WHAT IS ASKED: Omit pictures and quote the listing below line by line, from its start through the line that holds "import matplotlib.pyplot as plt".

RECORDED DATA:
———
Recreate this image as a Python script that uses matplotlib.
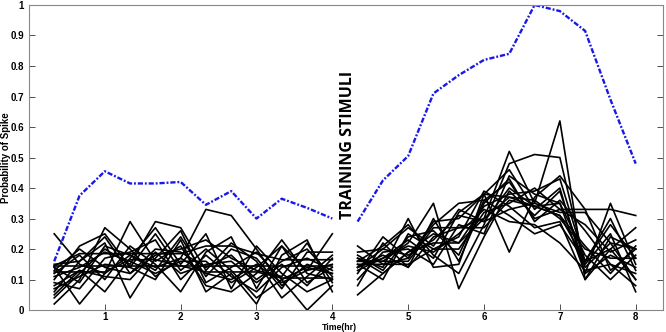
import numpy as np
import matplotlib
matplotlib.use('Agg')
import matplotlib.pyplot as plt

# time points (hours) before and after training
t_pre = [0.333, 0.667, 1.0, 1.333, 1.667, 2.0, 2.333, 2.667, 3.0, 3.333, 3.667, 4.0]
t_post = [4.333, 4.667, 5.0, 5.333, 5.667, 6.0, 6.333, 6.667, 7.0, 7.333, 7.667, 8.0]

# population spike probability (blue)
pop_pre = [0.16, 0.375, 0.455, 0.415, 0.415, 0.42, 0.345, 0.39, 0.30, 0.365, 0.335, 0.30]
pop_post = [0.29, 0.425, 0.505, 0.71, 0.77, 0.82, 0.84, 1.0, 0.98, 0.915, 0.69, 0.48]

# individual neurons, pre-training
neurons_pre = [
    [0.25, 0.15, 0.12, 0.18, 0.14, 0.17, 0.12, 0.10, 0.15, 0.09, 0.13, 0.25],
    [0.14, 0.02, 0.12, 0.29, 0.16, 0.21, 0.08, 0.06, 0.12, 0.23, 0.12, 0.10],
    [0.02, 0.10, 0.27, 0.20, 0.11, 0.17, 0.33, 0.31, 0.20, 0.08, 0.15, 0.12],
    [0.06, 0.16, 0.22, 0.04, 0.17, 0.26, 0.09, 0.14, 0.19, 0.10, 0.00, 0.08],
    [0.04, 0.12, 0.20, 0.15, 0.29, 0.27, 0.13, 0.22, 0.16, 0.04, 0.11, 0.18],
    [0.10, 0.21, 0.25, 0.14, 0.10, 0.23, 0.06, 0.12, 0.02, 0.18, 0.23, 0.06],
    [0.08, 0.13, 0.06, 0.17, 0.27, 0.15, 0.25, 0.07, 0.21, 0.12, 0.06, 0.10],
    [0.145, 0.145, 0.145, 0.145, 0.145, 0.145, 0.145, 0.145, 0.145, 0.145, 0.145, 0.145],
    [0.145, 0.185, 0.185, 0.185, 0.185, 0.185, 0.21, 0.21, 0.185, 0.165, 0.165, 0.165],
    [0.12, 0.18, 0.10, 0.21, 0.15, 0.06, 0.19, 0.24, 0.07, 0.21, 0.09, 0.14],
    [0.15, 0.16, 0.24, 0.12, 0.20, 0.19, 0.14, 0.18, 0.10, 0.16, 0.20, 0.11],
    [0.09, 0.07, 0.17, 0.19, 0.23, 0.10, 0.18, 0.11, 0.06, 0.14, 0.17, 0.13],
    [0.13, 0.20, 0.14, 0.12, 0.18, 0.20, 0.23, 0.17, 0.13, 0.11, 0.22, 0.09],
    [0.11, 0.14, 0.19, 0.16, 0.12, 0.16, 0.16, 0.09, 0.14, 0.21, 0.13, 0.15],
    [0.07, 0.11, 0.15, 0.14, 0.25, 0.13, 0.20, 0.13, 0.04, 0.10, 0.14, 0.12],
    [0.125, 0.125, 0.125, 0.165, 0.165, 0.145, 0.125, 0.125, 0.125, 0.105, 0.105, 0.105],
    [0.14, 0.09, 0.21, 0.18, 0.13, 0.24, 0.11, 0.20, 0.17, 0.07, 0.19, 0.19],
    [0.05, 0.13, 0.11, 0.10, 0.19, 0.12, 0.15, 0.16, 0.09, 0.15, 0.08, 0.17],
]

# individual neurons, post-training
neurons_post = [
    [0.05, 0.12, 0.19, 0.22, 0.22, 0.30, 0.52, 0.35, 0.62, 0.10, 0.20, 0.10],
    [0.16, 0.21, 0.28, 0.18, 0.12, 0.28, 0.48, 0.51, 0.50, 0.15, 0.25, 0.06],
    [0.21, 0.15, 0.17, 0.29, 0.30, 0.38, 0.19, 0.37, 0.44, 0.33, 0.33, 0.31],
    [0.14, 0.17, 0.23, 0.17, 0.32, 0.38, 0.46, 0.33, 0.40, 0.12, 0.35, 0.15],
    [0.16, 0.16, 0.22, 0.35, 0.07, 0.24, 0.39, 0.31, 0.39, 0.14, 0.22, 0.10],
    [0.12, 0.24, 0.17, 0.28, 0.35, 0.36, 0.42, 0.30, 0.33, 0.33, 0.13, 0.20],
    [0.15, 0.10, 0.25, 0.20, 0.24, 0.39, 0.34, 0.27, 0.29, 0.10, 0.24, 0.20],
    [0.17, 0.14, 0.30, 0.14, 0.15, 0.38, 0.37, 0.36, 0.30, 0.20, 0.17, 0.17],
    [0.15, 0.15, 0.15, 0.20, 0.20, 0.32, 0.35, 0.40, 0.33, 0.28, 0.19, 0.23],
    [0.14, 0.18, 0.14, 0.24, 0.27, 0.30, 0.37, 0.34, 0.31, 0.16, 0.30, 0.13],
    [0.10, 0.19, 0.20, 0.15, 0.28, 0.25, 0.44, 0.38, 0.35, 0.18, 0.10, 0.18],
    [0.18, 0.13, 0.24, 0.26, 0.18, 0.36, 0.31, 0.25, 0.28, 0.16, 0.20, 0.27],
    [0.13, 0.17, 0.21, 0.19, 0.25, 0.33, 0.29, 0.28, 0.22, 0.13, 0.15, 0.08],
    [0.19, 0.20, 0.18, 0.23, 0.31, 0.29, 0.40, 0.34, 0.35, 0.12, 0.18, 0.14],
    [0.16, 0.16, 0.16, 0.27, 0.27, 0.27, 0.36, 0.34, 0.31, 0.21, 0.12, 0.21],
    [0.08, 0.22, 0.14, 0.30, 0.16, 0.35, 0.43, 0.29, 0.36, 0.26, 0.15, 0.12],
    [0.14, 0.20, 0.27, 0.21, 0.33, 0.29, 0.33, 0.35, 0.32, 0.32, 0.22, 0.20],
    [0.17, 0.12, 0.19, 0.25, 0.22, 0.34, 0.38, 0.39, 0.43, 0.16, 0.28, 0.17],
]

x_ticks = [1, 2, 3, 4, 5, 6, 7, 8]
y_ticks = [0, 0.1, 0.2, 0.3, 0.4, 0.5, 0.6, 0.7, 0.8, 0.9, 1]
y_labels = ['0', '0.1', '0.2', '0.3', '0.4', '0.5', '0.6', '0.7', '0.8', '0.9', '1']

plt.rcParams['font.family'] = ['Liberation Sans', 'DejaVu Sans']

fig = plt.figure(figsize=(6.66, 3.32), dpi=100)
ax = fig.add_axes([0.0435, 0.066, 0.952, 0.919])

for n in neurons_pre:
    ax.plot(t_pre, n, color='black', lw=1.2)
for n in neurons_post:
    ax.plot(t_post, n, color='black', lw=1.2)

dashdot = (0, (2.2, 0.8, 0.8, 0.8))
ax.plot(t_pre, pop_pre, color='#1818e8', lw=1.7, linestyle=dashdot)
ax.plot(t_post, pop_post, color='#1818e8', lw=1.7, linestyle=dashdot)

ax.text(4.21, 0.54, 'TRAINING STIMULI', rotation=90, ha='center', va='center',
        fontsize=11.5, fontweight='bold', family='Open Sans')

ax.set_xlim(0, 8.36)
ax.set_ylim(0, 1)
ax.set_xticks(x_ticks)
ax.set_yticks(y_ticks)
ax.set_yticklabels(y_labels)
ax.tick_params(direction='in', labelsize=7, length=4, width=0.6, right=True,
               colors='#333333', labelcolor='black')
ax.tick_params(axis='x', pad=1.5)
for lab in ax.get_xticklabels() + ax.get_yticklabels():
    lab.set_fontweight('bold')
for s in ax.spines.values():
    s.set_color('#888888')
    s.set_linewidth(0.8)

ax.set_xlabel('Time(hr)', fontsize=6.3, fontweight='bold')
ax.xaxis.set_label_coords(0.49, -0.043)
ax.set_ylabel('Probability of Spike', fontsize=7, fontweight='bold')
ax.yaxis.set_label_coords(-0.029, 0.5)

fig.savefig('out.png', dpi=100)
———
ANSWER IN FULL:
Recreate this image as a Python script that uses matplotlib.
import numpy as np
import matplotlib
matplotlib.use('Agg')
import matplotlib.pyplot as plt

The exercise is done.